I'm glad you like the mutex version. I do, too. It's nice that Go makes it so easy to express it. ;-)
-
Aug 26 2010, 5:28 AMnsf responded:I guess you're right.
-
Aug 28 2010, 11:53 AMBrian Slesinsky responded:Shouldn't the channel be buffered? Otherwise you get a context switch every time you ask for another number.
-
Aug 28 2010, 7:02 PMAndrew Gerrand responded:If the channel were buffered then the goroutine would fill the buffer immediately. Any read from the channel would free space in the buffer, causing the goroutine to send the next value. The net effect would be more memory consumption (the size of the buffer), and no less context switching.

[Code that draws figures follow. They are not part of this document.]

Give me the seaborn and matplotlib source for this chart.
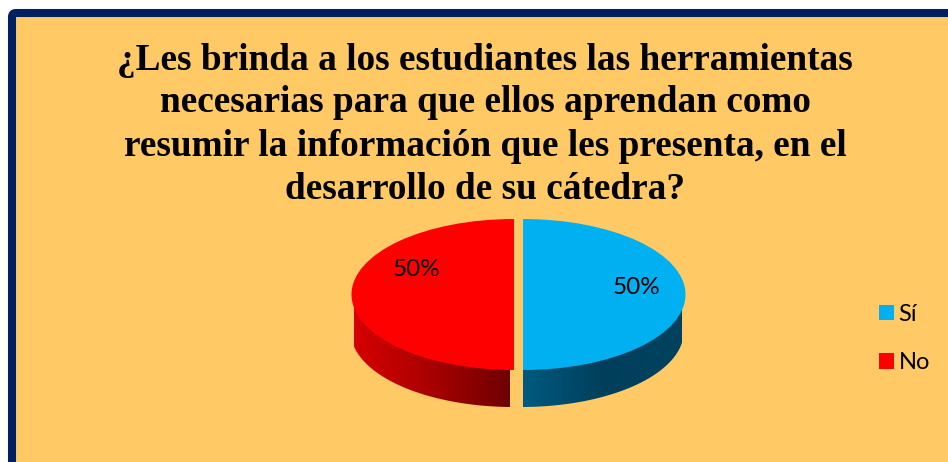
import numpy as np
import matplotlib
matplotlib.use('Agg')
import matplotlib.pyplot as plt
from matplotlib.patches import FancyBboxPatch, Polygon
import seaborn as sns

W, H = 948, 462

# chart data
categories = ['Sí', 'No']
shares = [50, 50]
title_lines = [
    '¿Les brinda a los estudiantes las herramientas',
    'necesarias para que ellos aprendan como',
    'resumir la información que les presenta, en el',
    'desarrollo de su cátedra?',
]

# colours
pie_colors = ['#00B0F0', '#FF0000']
side_colors = [['#005a80', '#003f5c', '#00435f'], ['#d60000', '#a80000', '#6e0000']]
panel_color = '#FFC966'
border_color = '#002060'

sns.set_theme(style='white')
plt.rcParams['font.family'] = ['Lato', 'DejaVu Sans']

fig = plt.figure(figsize=(W / 100, H / 100), dpi=100, facecolor='white')


def px(x, y):
    return x / W, 1 - y / H


# panel with the dark blue frame, it runs off the right and bottom of the image
bg = fig.add_axes([0, 0, 1, 1], zorder=0)
bg.set_xlim(0, W)
bg.set_ylim(H, 0)
bg.axis('off')
bg.add_patch(FancyBboxPatch((12, 13), W + 40, H + 40,
                            boxstyle='round,pad=0,rounding_size=4',
                            facecolor=panel_color, edgecolor=border_color, linewidth=5.8))

# pie axes: one data unit is 162.5 px across and 75.5 px down
rx, ry = 162.5, 75.5
cx, cy = 518.5, 294.5
depth = 37 / ry
x0, x1 = -1.25, 1.25
y0, y1 = -1.8, 1.2
ax = fig.add_axes([(cx + x0 * rx) / W, 1 - (cy - y0 * ry) / H,
                   (x1 - x0) * rx / W, (y1 - y0) * ry / H], zorder=1)
gap = 4.5 / rx

# wall of the cylinder: a smooth ramp clipped to each half
walls = [(523 - cx, 682 - cx), (354 - cx, 510 - cx)]
for (left, right), colors in zip(walls, side_colors):
    left, right = left / rx, right / rx
    ramp = np.array(sns.blend_palette(colors, 256))[None, :, :3]
    u = np.linspace(left, right, 120)
    # wall bottom follows the rim of the lower ellipse
    shift = (left + right) / 2 - np.sign(left + right) * 0.5
    top = -np.sqrt(np.clip(1 - u ** 2, 0, 1)) + 0.12
    bottom = -np.sqrt(np.clip(1 - (u - shift) ** 2, 0, 1)) - depth
    poly = Polygon(np.r_[np.c_[u, top], np.c_[u[::-1], bottom[::-1]]],
                   closed=True, transform=ax.transData, facecolor='none', edgecolor='none')
    ax.add_patch(poly)
    im = ax.imshow(ramp, extent=(left, right, y0, y1), aspect='auto', interpolation='bilinear')
    im.set_clip_path(poly)

wedges, _ = ax.pie(shares, colors=pie_colors, startangle=90, counterclock=False,
                   explode=[gap, gap], radius=1, wedgeprops={'linewidth': 0, 'zorder': 5})
ax.set_aspect('auto')
ax.set_xlim(x0, x1)
ax.set_ylim(y0, y1)
ax.axis('off')

# title
for line, y in zip(title_lines, [60, 103, 146, 189]):
    fx, fy = px(485, y)
    fig.text(fx, fy, line, ha='center', va='center', fontsize=26.85, fontweight='bold',
             family=['Liberation Serif'], color='black', zorder=3)

# slice labels
for v, (lx, ly) in zip(shares, [(637, 288), (417, 270)]):
    fx, fy = px(lx, ly)
    fig.text(fx, fy, f'{v}%', ha='center', va='center', fontsize=17.5, color='black', zorder=3)

# legend
fig.legend(wedges, categories, loc='center left', bbox_to_anchor=px(867, 338.5),
           frameon=False, fontsize=17, handlelength=0.64, handleheight=0.64,
           handletextpad=0.2, labelspacing=1.15, borderpad=0, labelcolor='black')

fig.savefig('out.png', dpi=100, facecolor='white')
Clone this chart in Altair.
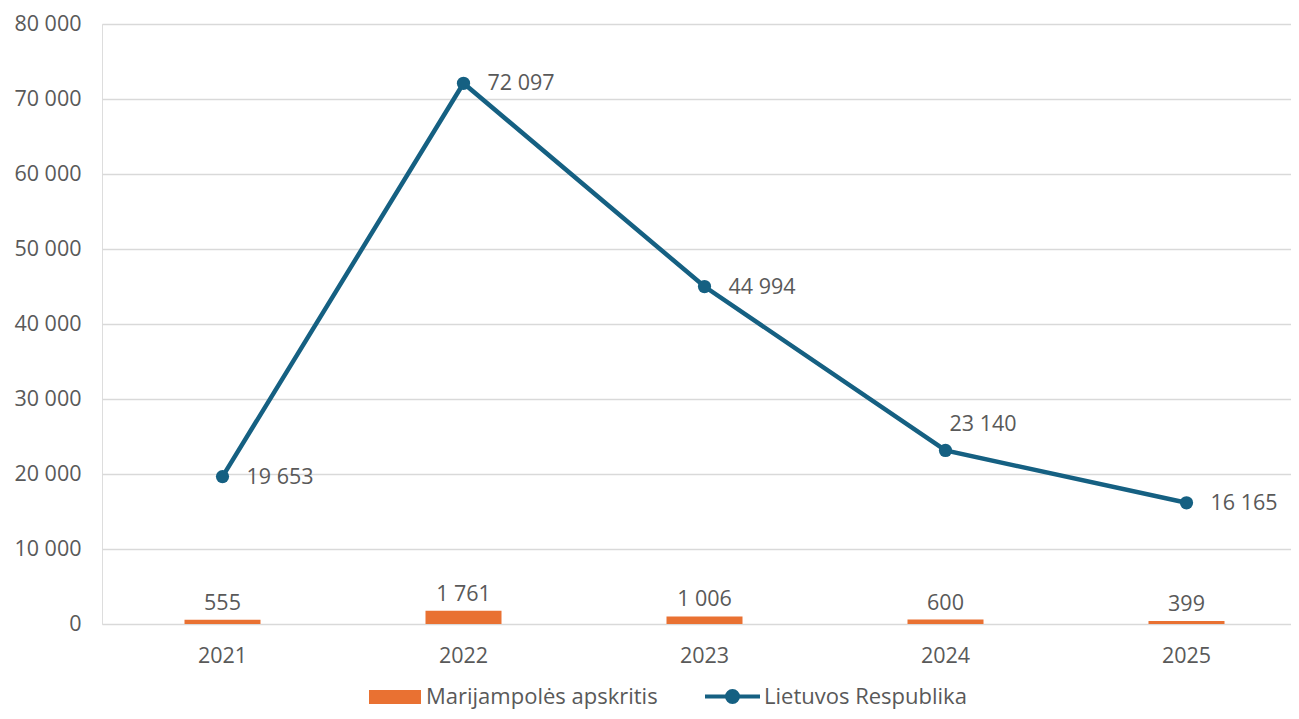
import altair as alt
import pandas as pd

years = ["2021", "2022", "2023", "2024", "2025"]
marijampole = [555, 1761, 1006, 600, 399]
lietuva = [19653, 72097, 44994, 23140, 16165]
series_bar = "Marijampolės apskritis"
series_line = "Lietuvos Respublika"

ORANGE = "#E97132"
BLUE = "#156082"
TXT = "#595959"
FONT = "Open Sans"
FS = 21.5
LFS = 22


def fmt(v):
    return f"{v:,}".replace(",", " ")


bars_df = pd.DataFrame({"year": years, "value": marijampole, "series": series_bar,
                        "label": [fmt(v) for v in marijampole]})
line_df = pd.DataFrame({"year": years, "value": lietuva, "series": series_line,
                        "label": [fmt(v) for v in lietuva]})

x = alt.X("year:N", title=None,
          scale=alt.Scale(paddingInner=0, paddingOuter=0, range=[0, 1205]),
          axis=alt.Axis(labelAngle=0, domain=False, ticks=False, labelPadding=21,
                        labelFontSize=FS, labelColor=TXT, labelFont=FONT, grid=False))
y = alt.Y("value:Q", title=None,
          scale=alt.Scale(domain=[0, 80000], nice=False),
          axis=alt.Axis(values=list(range(0, 80001, 10000)), domain=False, ticks=False,
                        labelPadding=21, labelFontSize=FS, labelColor=TXT, labelFont=FONT,
                        gridColor="#D9D9D9", gridWidth=1.5,
                        labelExpr="replace(format(datum.value, ','), ',', ' ')"))

bar_path = "M-1,-0.27L1,-0.27L1,0.27L-1,0.27Z"
line_path = "M-1,0L1,0M0.2,0A0.2,0.2,0,1,1,-0.2,0A0.2,0.2,0,1,1,0.2,0Z"

bars = alt.Chart(bars_df).mark_bar(size=76).encode(
    x=x, y=y,
    fill=alt.Fill("series:N",
                  scale=alt.Scale(domain=[series_bar], range=[ORANGE]),
                  legend=alt.Legend(title=None, orient="none", legendX=267, legendY=647,
                                    symbolType=bar_path, symbolSize=2704,
                                    symbolStrokeWidth=0, labelFontSize=LFS,
                                    labelColor=TXT, labelFont=FONT, labelOffset=5,
                                    labelLimit=400))
)
bar_labels = alt.Chart(bars_df).mark_text(baseline="bottom", dy=-5, fontSize=FS,
                                          color=TXT, font=FONT).encode(
    x=x, y=y, text="label:N")

line = alt.Chart(line_df).mark_line(strokeWidth=4.5).encode(
    x=x, y=y,
    stroke=alt.Stroke("series:N",
                      scale=alt.Scale(domain=[series_line], range=[BLUE]),
                      legend=alt.Legend(title=None, orient="none", legendX=601, legendY=643,
                                        symbolType=line_path, symbolSize=3025,
                                        symbolStrokeWidth=4, symbolFillColor=BLUE,
                                        labelFontSize=LFS, labelColor=TXT, labelFont=FONT,
                                        labelOffset=2, labelLimit=400))
)
points = alt.Chart(line_df).mark_circle(size=175, opacity=1, color=BLUE).encode(x=x, y=y)

line_labels = alt.Chart(line_df).transform_filter("datum.year != '2024'").mark_text(
    align="left", baseline="middle", dx=24, dy=1, fontSize=FS, color=TXT, font=FONT
).encode(x=x, y=y, text="label:N")
line_label_2024 = alt.Chart(line_df).transform_filter("datum.year == '2024'").mark_text(
    align="left", baseline="middle", dx=4, dy=-25, fontSize=FS, color=TXT, font=FONT
).encode(x=x, y=y, text="label:N")

chart = alt.layer(bars, bar_labels, line, points, line_labels, line_label_2024).resolve_scale(
    fill="independent", stroke="independent"
).properties(
    width=1189, height=600,
    autosize=alt.AutoSizeParams(type="none"),
    padding={"left": 94, "top": 16, "right": 0, "bottom": 87},
).configure_view(stroke=None).configure(background="white")

chart.save("out.html", embed_options={"renderer": "svg", "actions": False})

These context switches are relatively cheap, anyway.
Just for the hell of it I benchmarked the two approaches. Here are the numbers:
uniq.BenchmarkMutex 10000000 173 ns/op
uniq.BenchmarkChannel 10000000 224 ns/opThe channel-based approach takes 1.29x the time of the mutex-based approach. Depending on the specific application, and your opinion on the aesthetics of the two approaches, this can be an acceptable tradeoff (it is, IMO).
To measure them yourself, get the code here:
http://github.com/nf/uniq -
Sep 19 2010, 7:47 AMJune Kim responded:This is a well-known technique in the CSP(Communicating Sequential Process) field. You'll find many useful and insightful gems in the CSP field, too.
-
Sep 19 2010, 10:48 AMQuestion: responded:This method still isn't guaranteed to return unique numbers, right? Because the uniqId is a finite sized variable, it will eventually wrap around. Does Go have something like Big Integers? You'd probably want to use something like that instead.
-
Sep 19 2010, 4:50 PMAndrew Gerrand responded:June: I'm well aware of the CSP field - Go has a history steeped in CSP. This article by Russ Cox, one of Go's core developers, discusses the history Go's ancestors w.r.t. CSP: http://swtch.com/~rsc/thread/
"Question:": Yes, this will eventually wrap. The use-case I had for this would never run that long. Go's "big" package provides support for arbitrary-precision arithmetic, and could be used for this purpose.
-
Sep 19 2010, 4:54 PMPat responded:Based on my benchmarks, it looks like if you replace the deferred "Unlock" with an explicit unlock (adds just a couple lines), the function version ends up being ~7.6x faster.
Whoa, if I change GOMAXPROCS from 1 to 2, it looks to be 74x faster to just use a mutex. As an added bonus, if we wrap the mutex source up and give it a method, you get the same speed improvement, but unlike the channel, it actually gets GC'd when you no longer need it.
I think channels are great, and in so many cases the speed difference is irrelevant, but when it is just as easy (as in this case) probably better to use a channel.
I sorta wish there were a "sync.AtomicInt" that used a cas under the hood. Then, it'd be the optimal and easy solution.
-
Sep 19 2010, 5:54 PMAndrew Gerrand responded:I assume you meant "probably better to use a mutex," and I agree. Your note about the slowdown using defer is an interesting one. I'd like to look into that further.
sync.AtomicInt is an interesting idea...
-
Sep 20 2010, 11:23 AMPat responded:The slowdown from defer is mainly a consequence of every call to "defer" allocating memory on the heap. It adds a few function calls too, but the "malloc" probably accounts for a vast majority of the time taken.